[Aim of the exercise]: Work out how many lines of the data hold the string "image", and reply with that number alone.

[Provided records]:
============================================================

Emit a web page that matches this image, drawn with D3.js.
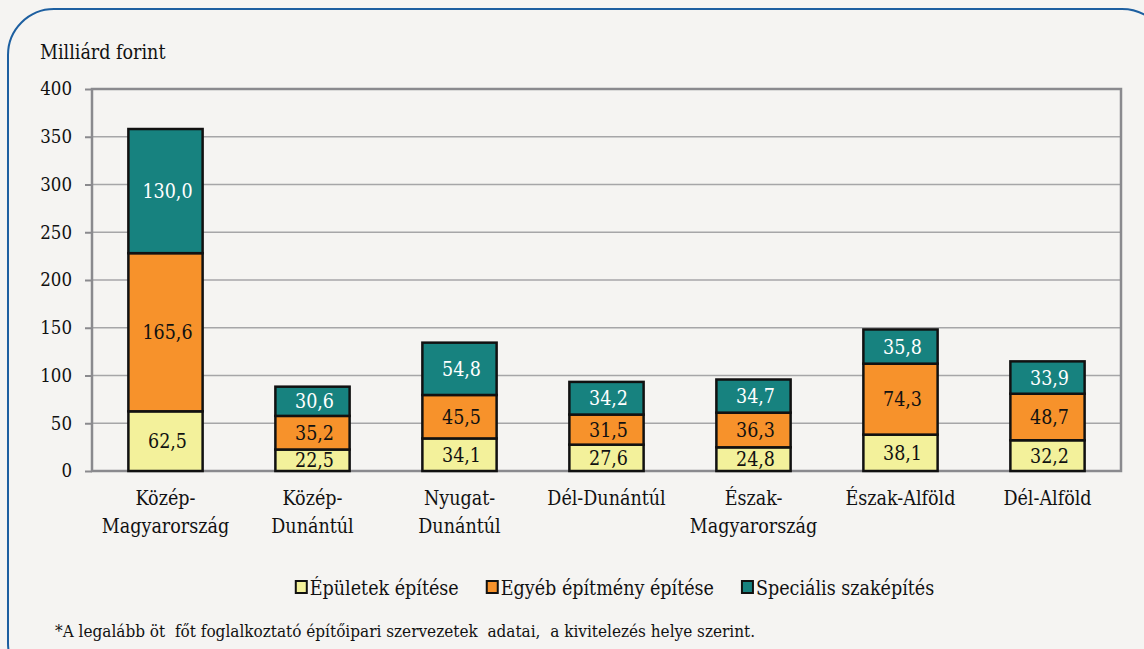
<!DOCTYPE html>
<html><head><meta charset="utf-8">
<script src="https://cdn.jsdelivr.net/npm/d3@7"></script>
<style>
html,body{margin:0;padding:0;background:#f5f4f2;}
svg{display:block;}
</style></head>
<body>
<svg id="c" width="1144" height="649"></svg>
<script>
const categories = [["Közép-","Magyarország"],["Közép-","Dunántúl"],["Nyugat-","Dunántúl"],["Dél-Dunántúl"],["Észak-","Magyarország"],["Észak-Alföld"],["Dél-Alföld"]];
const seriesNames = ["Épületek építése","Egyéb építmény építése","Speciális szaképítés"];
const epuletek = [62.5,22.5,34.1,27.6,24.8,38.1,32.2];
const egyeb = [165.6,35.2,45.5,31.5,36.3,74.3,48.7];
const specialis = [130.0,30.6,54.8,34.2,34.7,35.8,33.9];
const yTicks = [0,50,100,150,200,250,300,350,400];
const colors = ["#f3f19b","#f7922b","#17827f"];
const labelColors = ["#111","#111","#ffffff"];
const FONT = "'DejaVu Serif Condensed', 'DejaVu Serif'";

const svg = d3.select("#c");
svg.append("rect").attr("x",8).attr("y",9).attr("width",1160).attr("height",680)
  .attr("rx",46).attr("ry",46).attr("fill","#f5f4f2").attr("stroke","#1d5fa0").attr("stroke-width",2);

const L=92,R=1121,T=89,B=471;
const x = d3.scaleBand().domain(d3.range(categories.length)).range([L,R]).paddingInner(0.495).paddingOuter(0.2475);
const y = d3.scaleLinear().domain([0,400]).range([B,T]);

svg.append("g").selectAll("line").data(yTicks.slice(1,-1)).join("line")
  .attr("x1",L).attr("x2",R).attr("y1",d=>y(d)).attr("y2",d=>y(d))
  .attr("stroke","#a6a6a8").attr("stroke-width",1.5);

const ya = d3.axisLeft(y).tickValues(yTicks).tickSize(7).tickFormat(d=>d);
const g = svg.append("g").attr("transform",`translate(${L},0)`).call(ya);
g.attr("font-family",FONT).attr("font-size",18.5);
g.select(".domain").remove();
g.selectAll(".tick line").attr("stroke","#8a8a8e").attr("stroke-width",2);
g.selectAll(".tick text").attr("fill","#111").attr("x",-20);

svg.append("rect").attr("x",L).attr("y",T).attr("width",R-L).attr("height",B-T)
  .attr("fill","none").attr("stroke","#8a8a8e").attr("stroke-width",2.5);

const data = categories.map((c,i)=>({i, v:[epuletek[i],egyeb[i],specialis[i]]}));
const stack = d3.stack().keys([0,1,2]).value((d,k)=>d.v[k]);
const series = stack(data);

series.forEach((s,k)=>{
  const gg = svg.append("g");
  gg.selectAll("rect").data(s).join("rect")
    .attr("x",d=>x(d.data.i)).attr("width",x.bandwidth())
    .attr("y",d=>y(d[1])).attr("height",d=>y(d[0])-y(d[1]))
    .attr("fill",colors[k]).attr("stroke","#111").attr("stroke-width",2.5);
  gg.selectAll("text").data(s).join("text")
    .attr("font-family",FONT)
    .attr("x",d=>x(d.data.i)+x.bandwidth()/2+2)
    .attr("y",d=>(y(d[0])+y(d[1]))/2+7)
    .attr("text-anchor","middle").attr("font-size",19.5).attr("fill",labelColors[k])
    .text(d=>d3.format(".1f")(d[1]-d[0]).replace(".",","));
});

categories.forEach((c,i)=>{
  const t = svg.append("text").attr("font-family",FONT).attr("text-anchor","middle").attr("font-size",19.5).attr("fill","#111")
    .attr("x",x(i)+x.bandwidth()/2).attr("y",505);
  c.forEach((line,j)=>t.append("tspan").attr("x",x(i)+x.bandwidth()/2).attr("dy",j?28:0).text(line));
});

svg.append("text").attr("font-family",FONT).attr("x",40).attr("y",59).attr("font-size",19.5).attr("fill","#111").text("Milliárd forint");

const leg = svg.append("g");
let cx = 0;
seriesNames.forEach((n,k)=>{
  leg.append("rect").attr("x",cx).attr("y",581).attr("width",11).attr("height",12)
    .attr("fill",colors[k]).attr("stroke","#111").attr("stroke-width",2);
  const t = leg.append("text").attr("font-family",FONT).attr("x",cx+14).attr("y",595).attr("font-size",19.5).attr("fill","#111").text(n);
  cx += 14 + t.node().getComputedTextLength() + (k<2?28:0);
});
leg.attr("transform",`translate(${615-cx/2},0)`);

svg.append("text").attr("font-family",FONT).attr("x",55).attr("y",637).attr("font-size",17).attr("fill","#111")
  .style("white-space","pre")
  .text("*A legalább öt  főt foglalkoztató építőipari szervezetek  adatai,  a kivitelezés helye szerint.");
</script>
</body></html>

============================================================

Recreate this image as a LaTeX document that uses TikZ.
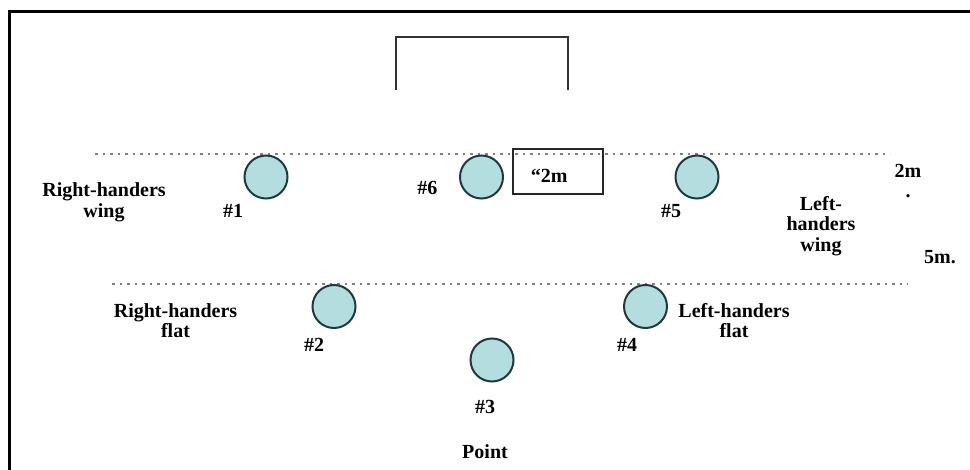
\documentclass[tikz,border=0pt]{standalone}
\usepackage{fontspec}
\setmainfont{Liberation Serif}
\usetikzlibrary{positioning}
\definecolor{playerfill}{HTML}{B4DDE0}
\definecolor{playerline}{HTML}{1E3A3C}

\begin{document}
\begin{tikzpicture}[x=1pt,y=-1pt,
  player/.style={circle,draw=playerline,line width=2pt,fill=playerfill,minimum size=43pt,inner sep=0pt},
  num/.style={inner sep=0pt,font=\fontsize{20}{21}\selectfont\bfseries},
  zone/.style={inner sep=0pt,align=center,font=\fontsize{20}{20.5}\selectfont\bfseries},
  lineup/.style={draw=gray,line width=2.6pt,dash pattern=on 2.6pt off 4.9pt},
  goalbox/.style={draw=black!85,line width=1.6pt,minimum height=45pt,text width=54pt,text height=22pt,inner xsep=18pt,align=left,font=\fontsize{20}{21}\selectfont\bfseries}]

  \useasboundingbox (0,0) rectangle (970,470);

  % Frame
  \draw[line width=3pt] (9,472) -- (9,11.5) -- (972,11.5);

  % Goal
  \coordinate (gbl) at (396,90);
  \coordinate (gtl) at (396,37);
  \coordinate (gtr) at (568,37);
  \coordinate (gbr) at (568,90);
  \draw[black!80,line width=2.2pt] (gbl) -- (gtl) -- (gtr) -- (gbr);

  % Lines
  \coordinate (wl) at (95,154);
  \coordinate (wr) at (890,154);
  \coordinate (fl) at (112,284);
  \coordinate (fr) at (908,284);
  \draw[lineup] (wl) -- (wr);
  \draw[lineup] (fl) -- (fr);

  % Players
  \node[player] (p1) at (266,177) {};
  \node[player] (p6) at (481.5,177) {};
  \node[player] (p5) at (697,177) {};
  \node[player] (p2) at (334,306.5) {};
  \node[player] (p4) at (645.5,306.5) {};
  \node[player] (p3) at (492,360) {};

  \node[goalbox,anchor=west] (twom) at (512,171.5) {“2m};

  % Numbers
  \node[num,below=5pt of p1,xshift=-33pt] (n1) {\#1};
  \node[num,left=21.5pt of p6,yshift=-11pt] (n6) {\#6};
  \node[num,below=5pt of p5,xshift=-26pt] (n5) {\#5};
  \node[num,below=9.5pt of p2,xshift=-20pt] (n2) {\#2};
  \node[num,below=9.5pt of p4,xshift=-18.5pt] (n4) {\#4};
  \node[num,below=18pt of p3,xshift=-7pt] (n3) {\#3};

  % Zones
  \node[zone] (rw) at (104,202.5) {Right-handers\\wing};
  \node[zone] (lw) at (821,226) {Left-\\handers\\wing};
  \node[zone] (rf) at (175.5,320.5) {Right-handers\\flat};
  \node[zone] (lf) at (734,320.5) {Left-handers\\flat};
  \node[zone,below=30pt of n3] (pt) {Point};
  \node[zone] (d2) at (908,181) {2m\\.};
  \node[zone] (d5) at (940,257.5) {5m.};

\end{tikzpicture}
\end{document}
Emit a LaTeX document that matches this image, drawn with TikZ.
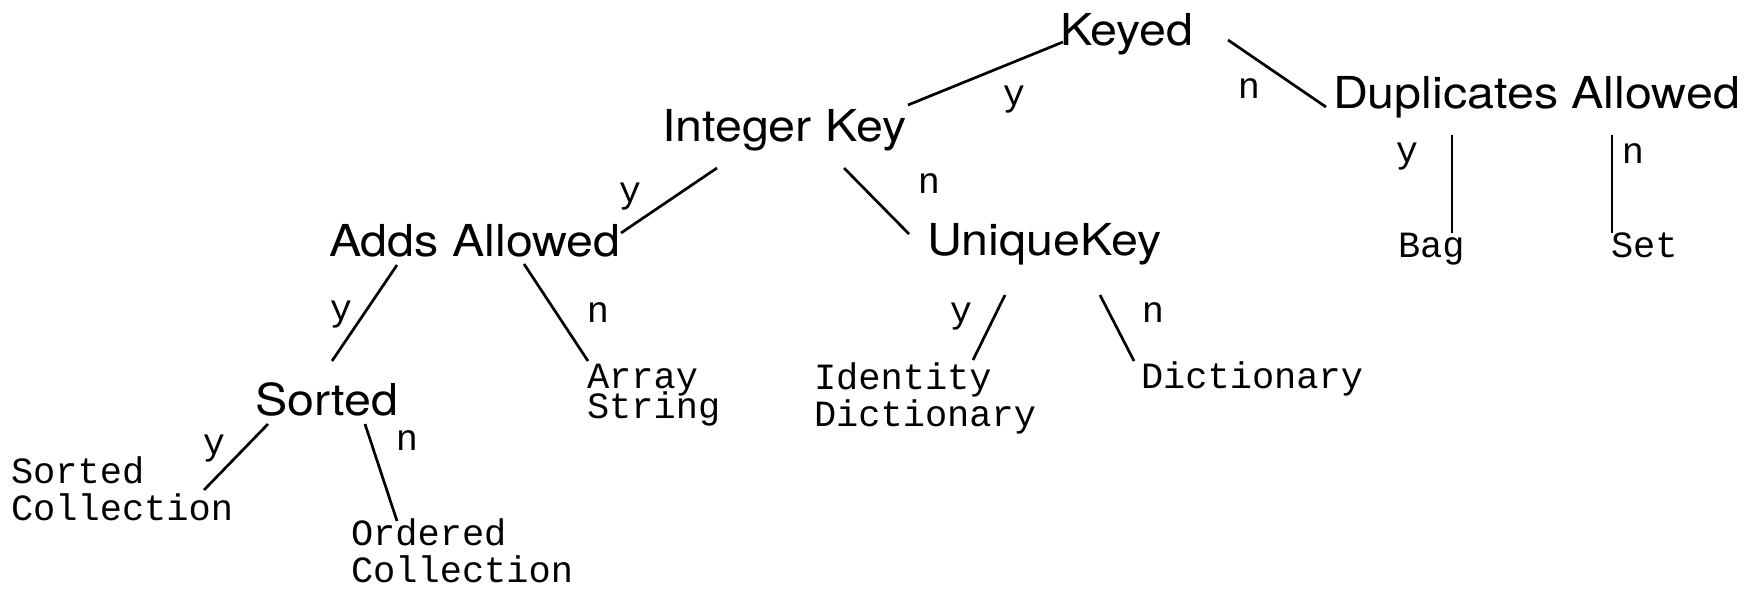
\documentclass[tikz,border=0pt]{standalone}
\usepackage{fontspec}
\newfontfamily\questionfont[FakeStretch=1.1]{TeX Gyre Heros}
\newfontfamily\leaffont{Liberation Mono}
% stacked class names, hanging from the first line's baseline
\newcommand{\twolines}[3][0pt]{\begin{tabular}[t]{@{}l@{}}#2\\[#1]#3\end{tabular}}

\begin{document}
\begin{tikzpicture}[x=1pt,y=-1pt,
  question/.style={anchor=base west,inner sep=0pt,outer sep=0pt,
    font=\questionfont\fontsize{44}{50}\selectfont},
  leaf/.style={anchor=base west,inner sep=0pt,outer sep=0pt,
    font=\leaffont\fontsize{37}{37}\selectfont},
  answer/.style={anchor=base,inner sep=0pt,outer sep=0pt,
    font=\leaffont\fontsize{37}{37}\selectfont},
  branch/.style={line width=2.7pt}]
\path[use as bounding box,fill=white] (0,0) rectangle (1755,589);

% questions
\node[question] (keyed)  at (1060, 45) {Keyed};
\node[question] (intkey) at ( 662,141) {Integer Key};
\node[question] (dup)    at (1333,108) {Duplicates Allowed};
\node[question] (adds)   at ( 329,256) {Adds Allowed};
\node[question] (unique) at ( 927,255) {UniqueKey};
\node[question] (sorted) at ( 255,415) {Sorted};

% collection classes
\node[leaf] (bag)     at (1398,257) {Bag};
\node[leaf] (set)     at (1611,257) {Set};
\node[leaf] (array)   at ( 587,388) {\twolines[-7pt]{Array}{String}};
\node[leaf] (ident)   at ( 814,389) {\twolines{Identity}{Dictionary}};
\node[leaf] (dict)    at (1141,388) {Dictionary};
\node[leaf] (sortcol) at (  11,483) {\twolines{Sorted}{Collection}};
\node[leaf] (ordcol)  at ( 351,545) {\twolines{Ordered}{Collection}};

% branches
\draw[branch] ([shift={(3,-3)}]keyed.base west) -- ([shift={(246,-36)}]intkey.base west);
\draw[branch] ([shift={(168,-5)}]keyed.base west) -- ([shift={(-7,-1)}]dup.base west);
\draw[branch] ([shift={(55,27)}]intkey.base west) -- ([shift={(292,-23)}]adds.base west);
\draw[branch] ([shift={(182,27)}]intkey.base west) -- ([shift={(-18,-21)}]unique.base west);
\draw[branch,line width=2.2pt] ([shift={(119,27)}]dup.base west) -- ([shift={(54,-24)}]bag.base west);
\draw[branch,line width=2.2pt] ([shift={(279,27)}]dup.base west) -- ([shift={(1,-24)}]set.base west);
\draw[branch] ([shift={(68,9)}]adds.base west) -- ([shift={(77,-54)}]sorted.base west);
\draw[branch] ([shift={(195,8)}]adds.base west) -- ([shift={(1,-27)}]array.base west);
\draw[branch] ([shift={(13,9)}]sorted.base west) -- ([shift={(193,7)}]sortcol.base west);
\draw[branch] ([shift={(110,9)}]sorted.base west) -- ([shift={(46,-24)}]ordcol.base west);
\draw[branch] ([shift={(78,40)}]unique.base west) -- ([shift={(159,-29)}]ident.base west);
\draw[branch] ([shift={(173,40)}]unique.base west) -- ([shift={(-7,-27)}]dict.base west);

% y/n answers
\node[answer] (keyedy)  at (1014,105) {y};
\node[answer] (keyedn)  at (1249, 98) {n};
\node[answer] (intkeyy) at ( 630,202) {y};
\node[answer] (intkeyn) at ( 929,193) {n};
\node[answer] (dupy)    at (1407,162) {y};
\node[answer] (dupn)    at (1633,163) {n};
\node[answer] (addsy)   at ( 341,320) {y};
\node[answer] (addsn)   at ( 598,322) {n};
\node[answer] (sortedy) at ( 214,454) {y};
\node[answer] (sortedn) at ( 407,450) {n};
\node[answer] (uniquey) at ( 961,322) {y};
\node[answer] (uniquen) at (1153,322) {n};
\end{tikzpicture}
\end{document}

============================================================

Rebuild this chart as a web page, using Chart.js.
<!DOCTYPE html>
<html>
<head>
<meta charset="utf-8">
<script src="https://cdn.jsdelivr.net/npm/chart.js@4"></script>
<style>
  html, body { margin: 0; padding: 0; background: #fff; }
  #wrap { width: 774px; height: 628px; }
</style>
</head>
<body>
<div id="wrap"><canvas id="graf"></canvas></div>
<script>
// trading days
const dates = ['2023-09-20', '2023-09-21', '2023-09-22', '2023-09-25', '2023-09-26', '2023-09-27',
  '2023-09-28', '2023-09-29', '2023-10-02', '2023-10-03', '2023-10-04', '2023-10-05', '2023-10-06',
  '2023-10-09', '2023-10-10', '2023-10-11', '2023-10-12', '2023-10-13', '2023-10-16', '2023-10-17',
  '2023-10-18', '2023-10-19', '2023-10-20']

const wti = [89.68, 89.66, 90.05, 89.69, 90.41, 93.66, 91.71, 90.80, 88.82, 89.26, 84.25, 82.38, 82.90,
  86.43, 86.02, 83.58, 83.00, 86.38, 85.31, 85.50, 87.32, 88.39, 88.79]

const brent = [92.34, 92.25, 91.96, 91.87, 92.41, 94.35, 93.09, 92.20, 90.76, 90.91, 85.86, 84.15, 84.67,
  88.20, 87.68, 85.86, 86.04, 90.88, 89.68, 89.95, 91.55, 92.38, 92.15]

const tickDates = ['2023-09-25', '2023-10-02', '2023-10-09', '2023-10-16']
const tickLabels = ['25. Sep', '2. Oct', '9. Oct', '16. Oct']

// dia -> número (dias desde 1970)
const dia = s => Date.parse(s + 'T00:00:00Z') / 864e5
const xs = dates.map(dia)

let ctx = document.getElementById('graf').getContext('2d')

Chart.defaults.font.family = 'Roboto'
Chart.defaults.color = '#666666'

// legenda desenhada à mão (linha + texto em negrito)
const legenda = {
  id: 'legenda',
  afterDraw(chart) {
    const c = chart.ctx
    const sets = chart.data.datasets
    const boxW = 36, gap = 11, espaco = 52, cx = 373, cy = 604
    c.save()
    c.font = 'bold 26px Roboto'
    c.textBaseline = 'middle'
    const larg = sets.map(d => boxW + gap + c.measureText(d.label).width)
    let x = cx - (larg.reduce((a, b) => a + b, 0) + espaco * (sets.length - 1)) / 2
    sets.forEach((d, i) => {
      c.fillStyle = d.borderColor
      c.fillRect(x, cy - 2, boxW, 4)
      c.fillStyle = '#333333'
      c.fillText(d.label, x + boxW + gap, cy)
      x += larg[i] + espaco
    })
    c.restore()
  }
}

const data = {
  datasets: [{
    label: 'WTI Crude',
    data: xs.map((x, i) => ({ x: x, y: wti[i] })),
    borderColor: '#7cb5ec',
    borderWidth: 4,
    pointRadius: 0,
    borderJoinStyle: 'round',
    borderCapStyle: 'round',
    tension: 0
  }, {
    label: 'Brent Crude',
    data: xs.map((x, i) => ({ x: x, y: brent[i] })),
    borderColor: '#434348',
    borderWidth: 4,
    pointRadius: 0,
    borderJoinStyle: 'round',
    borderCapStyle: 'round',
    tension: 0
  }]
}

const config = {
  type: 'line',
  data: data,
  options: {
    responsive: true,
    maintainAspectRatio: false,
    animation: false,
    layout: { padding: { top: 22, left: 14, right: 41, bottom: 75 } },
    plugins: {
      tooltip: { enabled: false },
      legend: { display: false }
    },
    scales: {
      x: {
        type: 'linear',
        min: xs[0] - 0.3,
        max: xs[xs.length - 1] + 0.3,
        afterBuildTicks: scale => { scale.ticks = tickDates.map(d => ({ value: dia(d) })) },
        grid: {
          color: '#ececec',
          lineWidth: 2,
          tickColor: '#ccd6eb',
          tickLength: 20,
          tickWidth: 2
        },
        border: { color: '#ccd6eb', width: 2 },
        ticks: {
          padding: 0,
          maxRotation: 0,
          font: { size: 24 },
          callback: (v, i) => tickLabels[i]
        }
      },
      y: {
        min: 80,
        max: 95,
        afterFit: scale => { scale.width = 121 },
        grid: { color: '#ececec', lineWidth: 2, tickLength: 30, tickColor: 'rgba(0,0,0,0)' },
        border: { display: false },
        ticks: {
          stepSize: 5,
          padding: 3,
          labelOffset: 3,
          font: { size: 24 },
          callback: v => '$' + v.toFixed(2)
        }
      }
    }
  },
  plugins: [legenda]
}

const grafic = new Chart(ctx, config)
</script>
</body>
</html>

============================================================

[Solution to this problem]: 3